La période des « traités inégaux » avec la Chine n’est pas tant l’apparition des Européens dans la région extrême-orientale que celle de leur diplomatie commerciale agressive. Le formidable essor industriel qui touche les nations d’Europe dans les deux premiers tiers du xixe siècle se traduit par une pression toujours croissante sur ce marché incomparable qu’est l’empire du Milieu. La « diplomatie de la canonnière » l’ouvre au commerce européen et impose ses clauses parfois unilatérales à une Chine qui perd ainsi sa souveraineté sur de multiples portions de son territoire, au profit de la France et de la Grande-Bretagne mais aussi de l’Allemagne, de la Russie, des États-Unis et du Japon.
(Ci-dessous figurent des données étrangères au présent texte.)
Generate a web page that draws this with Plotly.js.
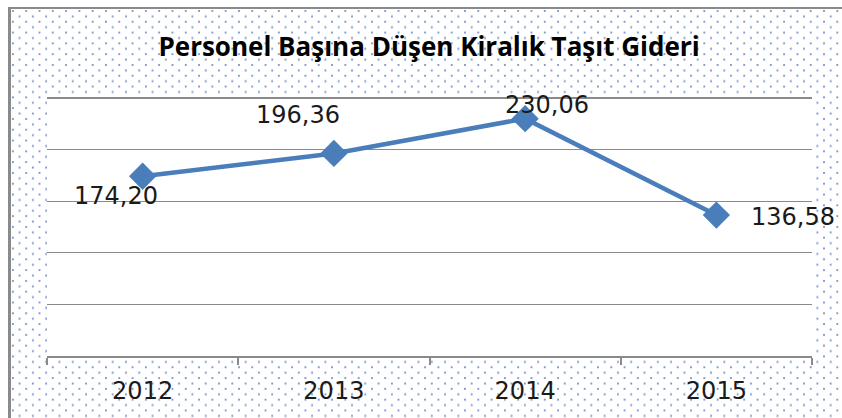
<!DOCTYPE html>
<html>
<head>
<meta charset="utf-8">
<script src="https://cdn.plot.ly/plotly-3.0.1.min.js"></script>
<style>
  html, body { margin: 0; padding: 0; width: 842px; height: 418px; background: #ffffff; overflow: hidden; }
  #frame {
    position: absolute; left: 8px; top: 7px; width: 834px; height: 411px;
    box-sizing: border-box;
    border-left: 3px solid #8a8a8a; border-top: 2px solid #8a8a8a;
    background-color: #ffffff;
    background-image:
      radial-gradient(circle at 2px 2px, #7f9fd0 0.8px, rgba(255,255,255,0) 1.4px),
      radial-gradient(circle at 8.6px 7.4px, #7f9fd0 0.8px, rgba(255,255,255,0) 1.4px);
    background-size: 13.3px 10.8px;
  }
  #chart { position: absolute; left: 0; top: 0; width: 842px; height: 418px; }
</style>
</head>
<body>
<div id="frame"></div>
<div id="chart"></div>
<script>
const titleText = 'Personel Başına Düşen Kiralık Taşıt Gideri';
const years = ['2012', '2013', '2014', '2015'];
const values = [174.20, 196.36, 230.06, 136.58];
const labelXShift = [-27, -36, 22, 77];
const labelYShift = [-20, 38, 14, -2];

const lineColor = '#4A7EBB';
const numFont = 'DejaVu Sans, Verdana, sans-serif';

function fmt(v) { return v.toFixed(2).replace('.', ','); }

const trace = {
  x: years,
  y: values,
  type: 'scatter',
  mode: 'lines+markers',
  line: { color: lineColor, width: 4.5 },
  marker: { symbol: 'diamond', size: 21, color: lineColor },
  hoverinfo: 'skip',
  cliponaxis: false
};

// category axis: annotations are placed by category index
const annotations = years.map((yr, i) => ({
  x: i, y: values[i], xref: 'x', yref: 'y',
  text: fmt(values[i]), showarrow: false,
  xshift: labelXShift[i], yshift: labelYShift[i],
  font: { family: numFont, size: 24, color: '#1a1a1a' }
}));

const layout = {
  width: 842, height: 418,
  margin: { l: 47, r: 30, t: 96, b: 62, pad: 0 },
  paper_bgcolor: 'rgba(0,0,0,0)',
  plot_bgcolor: '#ffffff',
  showlegend: false,
  title: {
    text: '<b>' + titleText + '</b>',
    font: { family: 'Open Sans, sans-serif', size: 26, color: '#000000' },
    x: 429 / 842, xanchor: 'center', xref: 'container',
    y: 1 - 47 / 418, yanchor: 'middle', yref: 'container'
  },
  xaxis: {
    type: 'category',
    range: [-0.5, 3.5],
    showgrid: false, zeroline: false,
    showline: true, linecolor: '#8a8a8a', linewidth: 2,
    ticks: 'outside', tickson: 'boundaries', ticklen: 7, tickwidth: 2, tickcolor: '#8a8a8a',
    ticklabelstandoff: 12,
    tickfont: { family: numFont, size: 24, color: '#1a1a1a' },
    fixedrange: true
  },
  yaxis: {
    range: [0, 252], dtick: 50, tick0: 0,
    showticklabels: false, ticks: '',
    showgrid: true, gridcolor: '#8a8a8a', gridwidth: 1.3,
    zeroline: false, showline: false,
    fixedrange: true
  },
  annotations: annotations
};

Plotly.newPlot('chart', [trace], layout, { displayModeBar: false, staticPlot: true });
</script>
</body>
</html>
Bâtiment de la Royal Navy détruisant une flottille chinoise devant Hong Kong, pendant la première guerre de l’opium. Edward Duncan, 1843.
Sommaire

Dans la continuité des expéditions portugaises du début du xvie siècle dans l’océan Indien et vers les mers d’Extrême-Orient, les Européens foulent durablement les côtes chinoises. Dès 1557, les Portugais s’installent à Macao et y pratiquent le commerce. Aux xviie et xviiie siècles s’établit un négoce régulier entre la Chine et les puissances maritimes européennes. Des navires français, anglais, hollandais et espagnols achètent du coton, de la soie et de la porcelaine « bleue et blanche » contre de l’argent, matériau rare en Chine. L’ampleur du commerce « à la Chine » reste cependant limitée, trop réduite pour générer une réaction politique majeure dans l’empire du Milieu.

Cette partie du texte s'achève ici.